The lawsuits have multiplied rapidly in 2019, in the wake of an Illinois Supreme Court decision making it easier for plaintiffs to defeat defendants’ motions to dismiss. Those challenges initially focused on the right of plaintiffs to bring lawsuits.

The companies that had been targeted by the class actions had asserted the plaintiffs couldn’t demonstrate they had actually been harmed by the biometric scans and data retention. While the complaints mentioned enhanced data privacy or security risks from such scans, the defendants argued the plaintiffs never had their identity stolen, nor was the data breached or left insecure in any way.

 Therefore, they argued, the plaintiffs had no standing to sue, because they only alleged “technical” violations of the law’s requirements.

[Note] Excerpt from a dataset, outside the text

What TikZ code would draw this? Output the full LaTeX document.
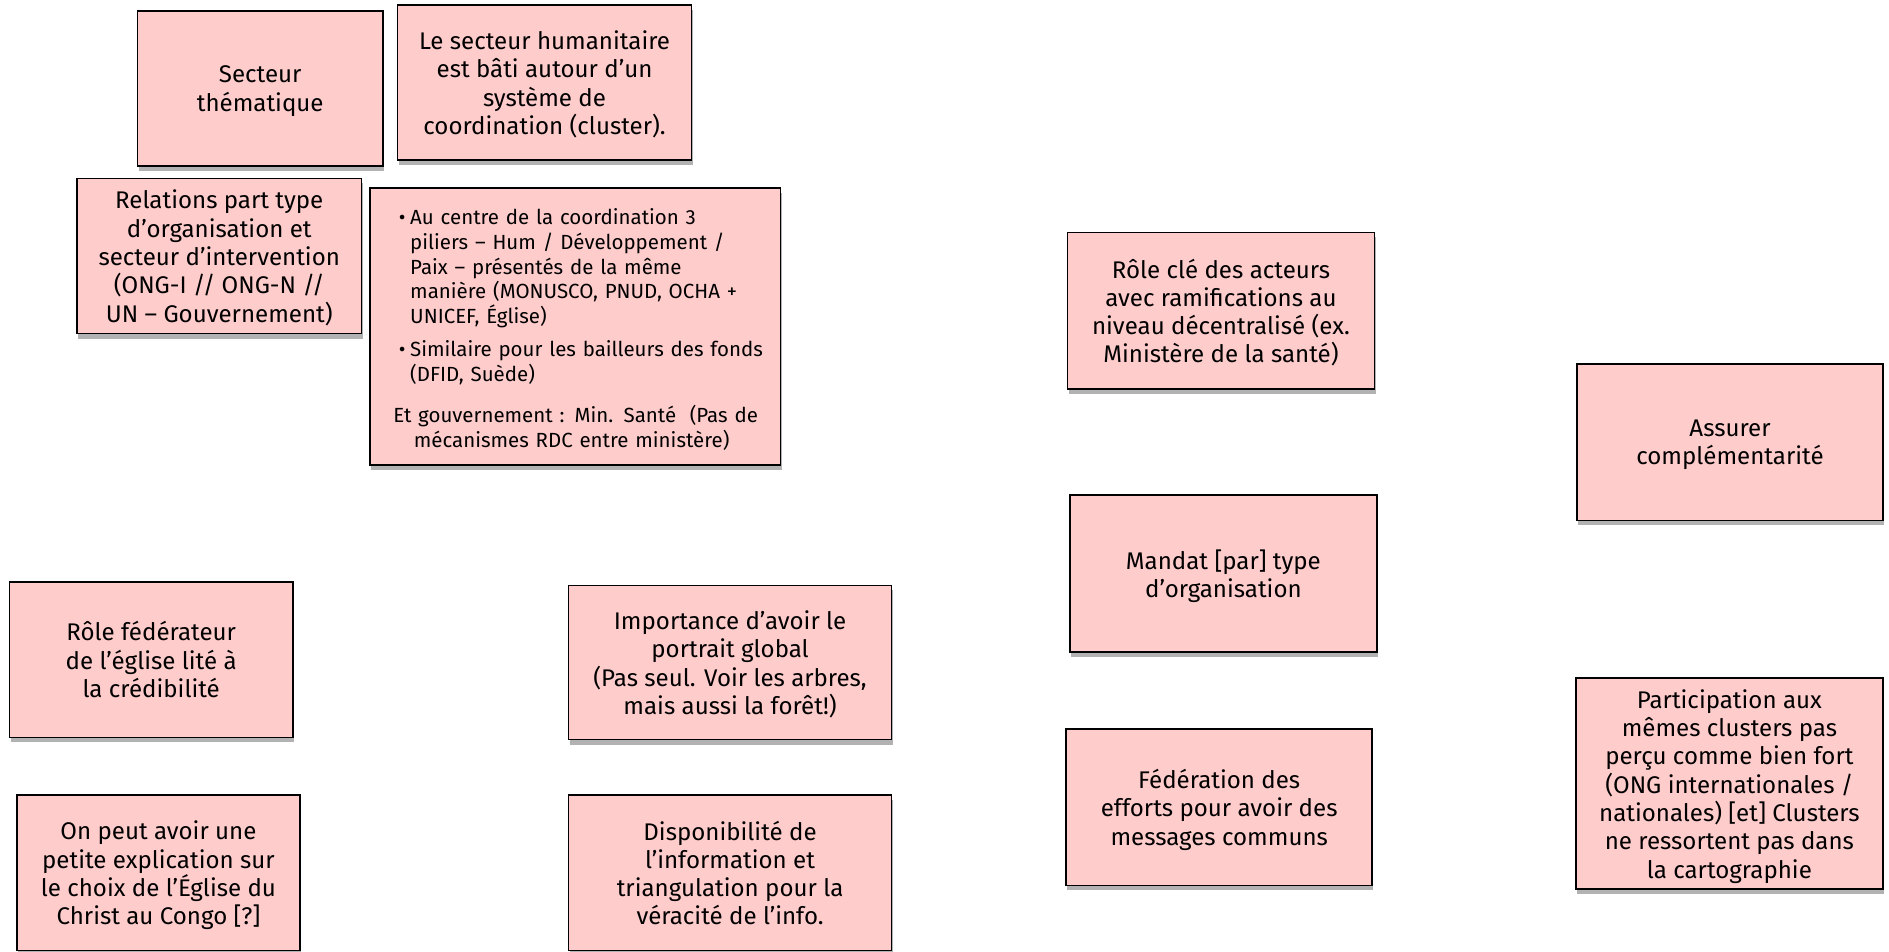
\documentclass[tikz,border=0pt]{standalone}
\usepackage{fontspec}
\setmainfont{Fira Sans}
\usetikzlibrary{shadows}
\definecolor{notepink}{RGB}{255,204,204}
% bullet-list helpers for the coordination box
\newcommand\bul{\hspace*{18.5pt}\makebox[9.5pt][l]{\textbullet}}
\newcommand\ind{\hspace*{28pt}}
\tikzset{
  note/.style={draw=black, line width=1.3pt, fill=notepink, rectangle,
    inner sep=0pt, align=center, text=black,
    font=\fontsize{20}{23.5}\selectfont,
    drop shadow={shadow xshift=1pt, shadow yshift=-4pt, opacity=0.3, fill=black}},
  centred/.style={note, text depth=-6pt},
  smalltext/.style={font=\fontsize{17}{20.5}\selectfont},
}
\begin{document}
\begin{tikzpicture}[x=1pt, y=-1pt]
\useasboundingbox (0,0) rectangle (1568,790);
\fill[white] (0,0) rectangle (1568,790);

\node[centred, minimum width=204, minimum height=129] (sect) at (216,73.5)
  {Secteur\\thématique};
\node[centred, minimum width=244, minimum height=129] (huma) at (452,68.5)
  {Le secteur humanitaire\\est bâti autour d’un\\système de\\coordination (cluster).};
\node[centred, minimum width=236, minimum height=129] (rela) at (182,212.5)
  {Relations part type\\d’organisation et\\secteur d’intervention\\(ONG-I // ONG-N //\\UN – Gouvernement)};
\node[note, smalltext, minimum width=341, minimum height=230, text width=330, align=left] (coord) at (477.5,271)
  {\rule{0pt}{18.5pt}\bul Au centre de la coordination 3\\
   \ind piliers – Hum / Développement /\\
   \ind Paix – présentés de la même\\
   \ind manière (MONUSCO, PNUD, OCHA +\\
   \ind UNICEF, Église)\\[7pt]
   \bul Similaire pour les bailleurs des fonds\\
   \ind (DFID, Suède)\\[14pt]
   \hspace*{14pt}Et gouvernement : Min. Santé~~(Pas de\\
   \hspace*{31pt}mécanismes RDC entre ministère)};
\node[centred, minimum width=255, minimum height=130] (role) at (1013.5,258)
  {Rôle clé des acteurs\\avec ramifications au\\niveau décentralisé (ex.\\Ministère de la santé)};
\node[centred, minimum width=254, minimum height=130] (comp) at (1436,367)
  {Assurer\\complémentarité};
\node[centred, minimum width=255, minimum height=130] (mand) at (1015.5,476)
  {Mandat [par] type\\d’organisation};
\node[centred, minimum width=235, minimum height=129] (egli) at (125.5,547.5)
  {Rôle fédérateur\\de l’église lité à\\la crédibilité};
\node[centred, minimum width=268, minimum height=128] (port) at (606,550)
  {Importance d’avoir le\\portrait global\\(Pas seul. Voir les arbres,\\mais aussi la forêt!)};
\node[centred, minimum width=254, minimum height=130] (fede) at (1012,670)
  {Fédération des\\efforts pour avoir des\\messages communs};
\node[centred, minimum width=255, minimum height=175] (part) at (1435.5,650.5)
  {Participation aux\\mêmes clusters pas\\perçu comme bien fort\\(ONG internationales /\\nationales) [et] Clusters\\ne ressortent pas dans\\la cartographie};
\node[centred, minimum width=235, minimum height=129] (expl) at (131.5,724.5)
  {On peut avoir une\\petite explication sur\\le choix de l’Église du\\Christ au Congo [?]};
\node[centred, minimum width=268, minimum height=129] (disp) at (606,724.5)
  {Disponibilité de\\l’information et\\triangulation pour la\\véracité de l’info.};
\end{tikzpicture}
\end{document}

Those arguments were largely shot down by the Illinois Supreme Court in January. In the case docketed as Rosenbach v Six Flags, the state high court said the technical violations were not harmless, but were “real and significant” injuries under the law. Therefore, the state Supreme Court said, the plaintiffs had standing to sue. The state high court justices also brushed aside concerns over the possibility of massive, crippling financial damages that could be ordered against employers.

In the Roach case vs Walmart, the world’s largest retailer attempted to shift the question over standing, arguing the question of standing in Illinois courts should be governed by the state constitution, and those standards “require more than an alleged violation of the specific procedural mandates of BIPA.”

Walmart again asserted Roach and other members of his plaintiffs’ class couldn’t demonstrate a “distinct and palpable injury-in-fact” resulting from the alleged violations of the BIPA notice and authorization requirements.

Judge Meyerson, however, boxed up those arguments.

“It is a defendant’s duty to plead and prove lack of standing, not a plaintiff’s duty to allege standing,” Meyerson wrote in her judgment denying Walmart’s motion to dismiss. “Beyond that, the court in Rosenbach held that a violation of BIPA is a ‘real and significant’ injury.

“If it is ‘real and significant’ for purposes of BIPA, it follows that it is ‘distinct and palpable’ for purposes of common law or the Illinois Constitution.”

The judge also rejected Walmart’s attempt to dismiss the action under the statute of limitations. Walmart had argued Roach’s action should fall under the one-year time limit applied to invasion of privacy claims.

Meyerson, however, said Roach’s complaint doesn’t accuse Walmart of “publication” of his biometric data, only “the improper collection and storage of Plaintiff’s private biometric information in violation of BIPA.”

She ruled the proper statute of limitations is a five-year “catch-all provision” within state law.

Walmart has been represented in the action by attorneys with the firm of Steptoe & Johnson LLP, of Chicago.